Der gute Igor meinte mit seinem Spruch, dass ein Werk EINE gültige und richtige Lesart habe und jeder Musiker und je Musikerin, die oder der «interpretiert» ein schlimmes Ding verübt. Was Strawinski ein wenig relativiert, ist die Tatsache, dass er selbst ganz verschiedene Aufnahmen seiner Stücke dirigiert hat. So kann schon mal bei Einspielungen von 1935 und 1955 das Tempo um 20 Metronomstriche auseinanderklaffen…
Daniel legt hier einen drauf: Schon das Herauf- oder Herabsetzen in eine andere Tonart ist für ihn inakzeptabel. Man muss dazusagen, dass Daniel das Absolute Gehör hat, das heisst, dass ihm eine Änderung der Tonart richtig weh tut…

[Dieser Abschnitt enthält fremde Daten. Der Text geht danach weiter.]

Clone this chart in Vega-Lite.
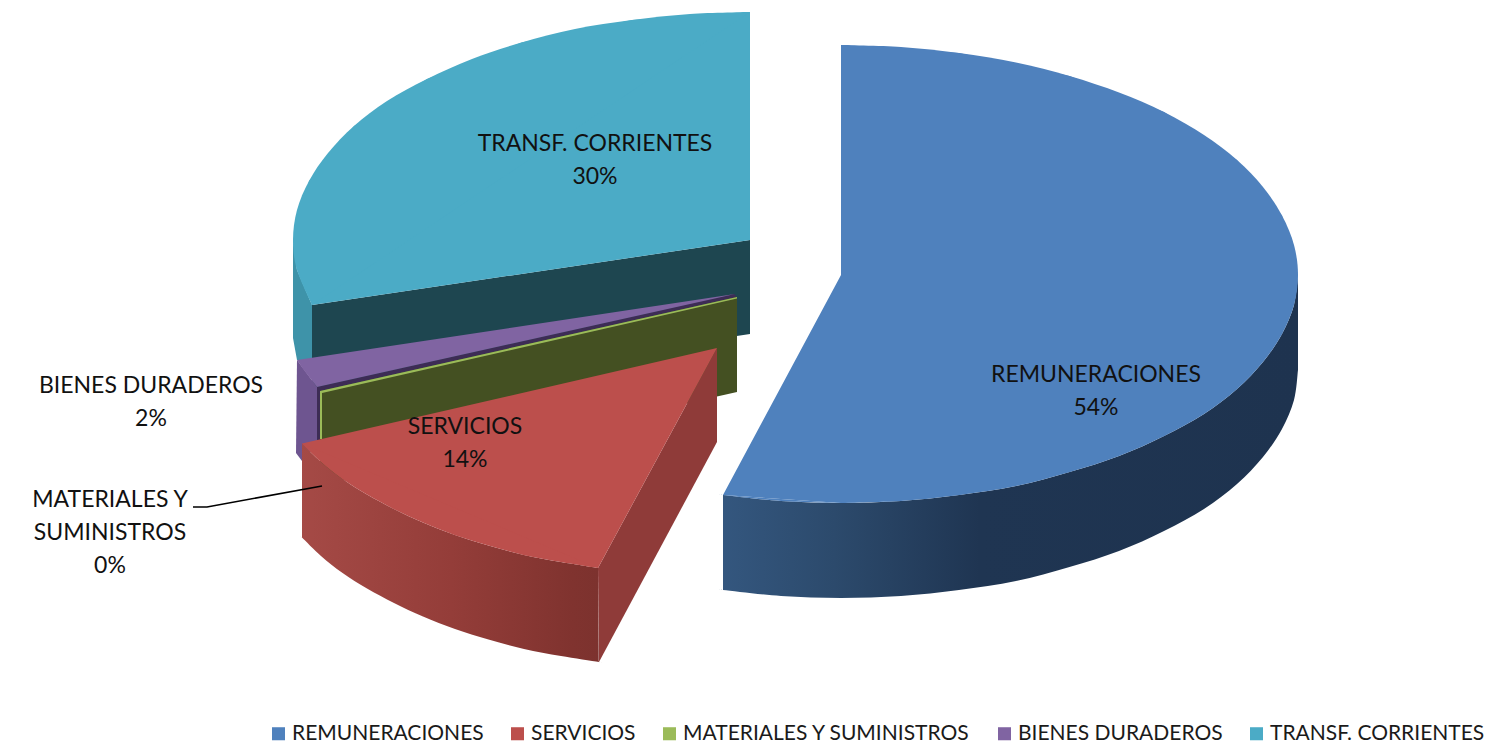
{"$schema":"https://vega.github.io/schema/vega-lite/v6.json","width":1506,"height":751,"padding":0,"autosize":"none","background":"white","view":{"stroke":null},
"encoding":{"x":{"field":"x","type":"quantitative","scale":{"domain":[0,1506],"nice":false,"zero":false},"axis":null},"y":{"field":"y","type":"quantitative","scale":{"domain":[751,0],"nice":false,"zero":false},"axis":null},"order":{"field":"i","type":"quantitative"}},
"layer":[
{"mark":{"type":"line","fill":"#3e93a9","strokeWidth":0},"data":{"values":[{"i":0,"x":293,"y":240},{"i":1,"x":297,"y":270},{"i":2,"x":312,"y":305},{"i":3,"x":312,"y":362},{"i":4,"x":297,"y":360},{"i":5,"x":293,"y":338},{"i":6,"x":293,"y":240}]}},
{"mark":{"type":"line","fill":"#1e4650","strokeWidth":0},"data":{"values":[{"i":0,"x":750,"y":240},{"i":1,"x":312,"y":305},{"i":2,"x":312,"y":400},{"i":3,"x":750,"y":334},{"i":4,"x":750,"y":240}]}},
{"mark":{"type":"line","fill":"#6e5590","strokeWidth":0},"data":{"values":[{"i":0,"x":297,"y":360},{"i":1,"x":317,"y":387},{"i":2,"x":317,"y":445},{"i":3,"x":302,"y":461},{"i":4,"x":296,"y":453},{"i":5,"x":297,"y":360}]}},
{"mark":{"type":"line","fill":"#3d2c55","strokeWidth":0},"data":{"values":[{"i":0,"x":317,"y":387},{"i":1,"x":734,"y":294},{"i":2,"x":737,"y":297},{"i":3,"x":320,"y":391},{"i":4,"x":320,"y":445},{"i":5,"x":317,"y":445},{"i":6,"x":317,"y":387}]}},
{"mark":{"type":"line","fill":"#445022","strokeWidth":0},"data":{"values":[{"i":0,"x":737,"y":297},{"i":1,"x":737,"y":392},{"i":2,"x":320,"y":486},{"i":3,"x":320,"y":391},{"i":4,"x":737,"y":297}]}},
{"mark":{"type":"line","fill":"#9bbb59","strokeWidth":0},"data":{"values":[{"i":0,"x":320,"y":391},{"i":1,"x":737,"y":297},{"i":2,"x":737,"y":298.5},{"i":3,"x":322,"y":393},{"i":4,"x":322,"y":439},{"i":5,"x":320,"y":439},{"i":6,"x":320,"y":391}]}},
{"mark":{"type":"line","fill":"#8064a2","strokeWidth":0},"data":{"values":[{"i":0,"x":735,"y":294},{"i":1,"x":297,"y":360},{"i":2,"x":303,"y":369},{"i":3,"x":310,"y":378},{"i":4,"x":317,"y":387},{"i":5,"x":735,"y":294}]}},
{"mark":{"type":"line","fill":"#8f3b39","strokeWidth":0},"data":{"values":[{"i":0,"x":717,"y":348},{"i":1,"x":717,"y":442},{"i":2,"x":599,"y":662},{"i":3,"x":598,"y":568},{"i":4,"x":717,"y":348}]}},
{"mark":{"type":"line","interpolate":"cardinal","strokeWidth":0,"fill":{"gradient":"linear","x1":0,"x2":1,"y1":0,"y2":0,"stops":[{"offset":0,"color":"#a54a46"},{"offset":0.5,"color":"#943d39"},{"offset":0.9,"color":"#80332f"},{"offset":1,"color":"#7c322e"}]}},"data":{"values":[{"i":0,"x":598,"y":568},{"i":1,"x":561,"y":562},{"i":2,"x":524,"y":555},{"i":3,"x":488.5,"y":545.5},{"i":4,"x":455,"y":535},{"i":5,"x":423,"y":522.6},{"i":6,"x":394,"y":509},{"i":7,"x":367,"y":494.6},{"i":8,"x":342.6,"y":479},{"i":9,"x":321,"y":462},{"i":10,"x":302,"y":443.6},{"i":10.1,"x":302,"y":443.6},{"i":10.2,"x":302,"y":443.6},{"i":11,"x":302,"y":537.6},{"i":11.1,"x":302,"y":537.6},{"i":11.2,"x":302,"y":537.6},{"i":12,"x":321,"y":556},{"i":13,"x":342.6,"y":573},{"i":14,"x":367,"y":588.6},{"i":15,"x":394,"y":603},{"i":16,"x":423,"y":616.6},{"i":17,"x":455,"y":629},{"i":18,"x":488.5,"y":639.5},{"i":19,"x":524,"y":649},{"i":20,"x":561,"y":656},{"i":21,"x":599,"y":662},{"i":21.1,"x":599,"y":662},{"i":21.2,"x":599,"y":662},{"i":22,"x":598,"y":568}]}},
{"mark":{"type":"line","interpolate":"cardinal","strokeWidth":0,"fill":{"gradient":"linear","x1":0,"x2":1,"y1":0,"y2":0,"stops":[{"offset":0,"color":"#34577f"},{"offset":0.2,"color":"#2c4a6c"},{"offset":0.45,"color":"#1f3552"},{"offset":1,"color":"#1e334f"}]}},"data":{"values":[{"i":0,"x":1298,"y":275},{"i":1,"x":1294,"y":305},{"i":2,"x":1282,"y":334},{"i":3,"x":1263,"y":362},{"i":4,"x":1237,"y":389},{"i":5,"x":1204,"y":414},{"i":6,"x":1164,"y":436},{"i":7,"x":1119,"y":456},{"i":8,"x":1069.5,"y":472},{"i":9,"x":1016,"y":486},{"i":10,"x":959,"y":495},{"i":11,"x":901,"y":501},{"i":12,"x":841,"y":503},{"i":13,"x":781,"y":501},{"i":14,"x":723,"y":495},{"i":14.1,"x":723,"y":495},{"i":14.2,"x":723,"y":495},{"i":15,"x":723,"y":590},{"i":15.1,"x":723,"y":590},{"i":15.2,"x":723,"y":590},{"i":16,"x":781,"y":596},{"i":17,"x":841,"y":598},{"i":18,"x":901,"y":596},{"i":19,"x":959,"y":590},{"i":20,"x":1016,"y":581},{"i":21,"x":1069.5,"y":567},{"i":22,"x":1119,"y":551},{"i":23,"x":1164,"y":531},{"i":24,"x":1204,"y":509},{"i":25,"x":1237,"y":484},{"i":26,"x":1263,"y":457},{"i":27,"x":1282,"y":429},{"i":28,"x":1294,"y":400},{"i":29,"x":1298,"y":370},{"i":29.1,"x":1298,"y":370},{"i":29.2,"x":1298,"y":370},{"i":30,"x":1298,"y":275}]}},
{"mark":{"type":"line","fill":"#4f81bd","strokeWidth":0},"data":{"values":[{"i":0,"x":841,"y":275},{"i":1,"x":841,"y":45},{"i":2,"x":959,"y":53},{"i":3,"x":1069.5,"y":76},{"i":4,"x":1164,"y":112},{"i":5,"x":1237,"y":160},{"i":6,"x":1282,"y":215.5},{"i":7,"x":1298,"y":275},{"i":8,"x":1282,"y":334},{"i":9,"x":1237,"y":389},{"i":10,"x":1164,"y":436},{"i":11,"x":1069.5,"y":472},{"i":12,"x":959,"y":495},{"i":13,"x":841,"y":503},{"i":14,"x":723,"y":495},{"i":15,"x":841,"y":275}]}},
{"mark":{"type":"line","fill":"#bc4f4c","strokeWidth":0},"data":{"values":[{"i":0,"x":717,"y":348},{"i":1,"x":598,"y":568},{"i":2,"x":524,"y":555},{"i":3,"x":455,"y":535},{"i":4,"x":394,"y":509},{"i":5,"x":342.6,"y":479},{"i":6,"x":302,"y":443.6},{"i":7,"x":717,"y":348}]}},
{"mark":{"type":"line","fill":"#4babc6","strokeWidth":0},"data":{"values":[{"i":0,"x":750,"y":240},{"i":1,"x":750,"y":12},{"i":2,"x":632,"y":20},{"i":3,"x":521.5,"y":42.5},{"i":4,"x":427,"y":79},{"i":5,"x":354,"y":126},{"i":6,"x":309,"y":181},{"i":7,"x":293,"y":240},{"i":8,"x":312,"y":305},{"i":9,"x":750,"y":240}]}},
{"mark":{"type":"line","interpolate":"cardinal","strokeWidth":0},
"data":{"values":[
{"serie":"REMUNERACIONES","arco":"a","i":1,"x":841,"y":45},{"serie":"REMUNERACIONES","arco":"a","i":2,"x":901,"y":47},{"serie":"REMUNERACIONES","arco":"a","i":3,"x":959,"y":53},{"serie":"REMUNERACIONES","arco":"a","i":4,"x":1016,"y":62.5},{"serie":"REMUNERACIONES","arco":"a","i":5,"x":1069.5,"y":76},{"serie":"REMUNERACIONES","arco":"a","i":6,"x":1119,"y":92.5},{"serie":"REMUNERACIONES","arco":"a","i":7,"x":1164,"y":112},{"serie":"REMUNERACIONES","arco":"a","i":8,"x":1204,"y":135},{"serie":"REMUNERACIONES","arco":"a","i":9,"x":1237,"y":160},{"serie":"REMUNERACIONES","arco":"a","i":10,"x":1263,"y":187},{"serie":"REMUNERACIONES","arco":"a","i":11,"x":1282,"y":215.5},{"serie":"REMUNERACIONES","arco":"a","i":12,"x":1294,"y":245},{"serie":"REMUNERACIONES","arco":"a","i":13,"x":1298,"y":275},{"serie":"REMUNERACIONES","arco":"a","i":14,"x":1294,"y":305},{"serie":"REMUNERACIONES","arco":"a","i":15,"x":1282,"y":334},{"serie":"REMUNERACIONES","arco":"a","i":16,"x":1263,"y":362},{"serie":"REMUNERACIONES","arco":"a","i":17,"x":1237,"y":389},{"serie":"REMUNERACIONES","arco":"a","i":18,"x":1204,"y":414},{"serie":"REMUNERACIONES","arco":"a","i":19,"x":1164,"y":436},{"serie":"REMUNERACIONES","arco":"a","i":20,"x":1119,"y":456},{"serie":"REMUNERACIONES","arco":"a","i":21,"x":1069.5,"y":472},{"serie":"REMUNERACIONES","arco":"a","i":22,"x":1016,"y":486},{"serie":"REMUNERACIONES","arco":"a","i":23,"x":959,"y":495},{"serie":"REMUNERACIONES","arco":"a","i":24,"x":901,"y":501},{"serie":"REMUNERACIONES","arco":"a","i":25,"x":841,"y":503},
{"serie":"REMUNERACIONES","arco":"b","i":25,"x":841,"y":503},{"serie":"REMUNERACIONES","arco":"b","i":26,"x":781,"y":501},{"serie":"REMUNERACIONES","arco":"b","i":27,"x":723,"y":495},
{"serie":"SERVICIOS","arco":"a","i":1,"x":598,"y":568},{"serie":"SERVICIOS","arco":"a","i":2,"x":561,"y":562},{"serie":"SERVICIOS","arco":"a","i":3,"x":524,"y":555},{"serie":"SERVICIOS","arco":"a","i":4,"x":488.5,"y":545.5},{"serie":"SERVICIOS","arco":"a","i":5,"x":455,"y":535},{"serie":"SERVICIOS","arco":"a","i":6,"x":423,"y":522.6},{"serie":"SERVICIOS","arco":"a","i":7,"x":394,"y":509},{"serie":"SERVICIOS","arco":"a","i":8,"x":367,"y":494.6},{"serie":"SERVICIOS","arco":"a","i":9,"x":342.6,"y":479},{"serie":"SERVICIOS","arco":"a","i":10,"x":321,"y":462},{"serie":"SERVICIOS","arco":"a","i":11,"x":302,"y":443.6},
{"serie":"TRANSF. CORRIENTES","arco":"a","i":1,"x":750,"y":12},{"serie":"TRANSF. CORRIENTES","arco":"a","i":2,"x":690,"y":14},{"serie":"TRANSF. CORRIENTES","arco":"a","i":3,"x":632,"y":20},{"serie":"TRANSF. CORRIENTES","arco":"a","i":4,"x":575,"y":29},{"serie":"TRANSF. CORRIENTES","arco":"a","i":5,"x":521.5,"y":42.5},{"serie":"TRANSF. CORRIENTES","arco":"a","i":6,"x":472,"y":59},{"serie":"TRANSF. CORRIENTES","arco":"a","i":7,"x":427,"y":79},{"serie":"TRANSF. CORRIENTES","arco":"a","i":8,"x":387,"y":101},{"serie":"TRANSF. CORRIENTES","arco":"a","i":9,"x":354,"y":126},{"serie":"TRANSF. CORRIENTES","arco":"a","i":10,"x":328,"y":153},{"serie":"TRANSF. CORRIENTES","arco":"a","i":11,"x":309,"y":181},{"serie":"TRANSF. CORRIENTES","arco":"a","i":12,"x":297,"y":210},{"serie":"TRANSF. CORRIENTES","arco":"a","i":13,"x":293,"y":240},{"serie":"TRANSF. CORRIENTES","arco":"a","i":14,"x":297,"y":270},{"serie":"TRANSF. CORRIENTES","arco":"a","i":15,"x":312,"y":305}
]},
"encoding":{"detail":{"field":"arco","type":"nominal"},"fill":{"field":"serie","type":"nominal","scale":{"domain":["REMUNERACIONES","SERVICIOS","MATERIALES Y SUMINISTROS","BIENES DURADEROS","TRANSF. CORRIENTES"],"range":["#4f81bd","#bc4f4c","#9bbb59","#8064a2","#4babc6"]},"legend":{"title":null,"orient":"none","legendX":268,"legendY":723,"direction":"horizontal","columns":5,"symbolType":"square","symbolSize":170,"symbolStrokeWidth":0,"symbolOpacity":1,"labelFont":"Lato","labelFontSize":21,"labelColor":"#1a1a1a","labelOffset":3,"columnPadding":23,"labelLimit":400}}}},
{"mark":{"type":"line","stroke":"#000000","strokeWidth":1.6},"data":{"values":[{"i":0,"x":193,"y":507},{"i":1,"x":207,"y":507},{"i":2,"x":322,"y":486}]}},
{"mark":{"type":"text","font":"Lato","fontSize":23,"lineHeight":33,"lineBreak":"\n","align":"center","baseline":"middle","color":"#111111"},"data":{"values":[{"label":"REMUNERACIONES\n54%","x":1096,"y":375},{"label":"TRANSF. CORRIENTES\n30%","x":595,"y":144},{"label":"SERVICIOS\n14%","x":465,"y":427},{"label":"BIENES DURADEROS\n2%","x":151,"y":386},{"label":"MATERIALES Y\nSUMINISTROS\n0%","x":110,"y":500}]},"encoding":{"text":{"field":"label","type":"nominal"}}}
]}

Es kann auch ein klarer Standpunkt sein, keinen klaren Standpunkt zu haben.
Rivad Schul*
(*Name von der Redaktion geändert)

Rivad war ein Klassenkollege von Mark und dieses Zitat fiel in einer Diskussion über die (hoffnungslos veraltete, aber von Gymnasien immer noch verlangte) Form der «Dialektischen Erörterung». Hier – Sie erinnern sich – muss man ja am Anfang festlegen, ob man Pro oder Kontra ist, und dann jeweils mit dem stärksten Pro- oder eben Kontra-Argument enden. Rivad beharrte nun darauf, dass man nun eben nicht zu allen Themen der Welt eine klare Position haben kann. Manchmal bleibt man eben ambivalent und unentschlossen.
Und das ist absolut OK.

So viel zu meinen Sprüchen.

P.S. Der mit dem Absoluten Gehör ist nicht mein Chef.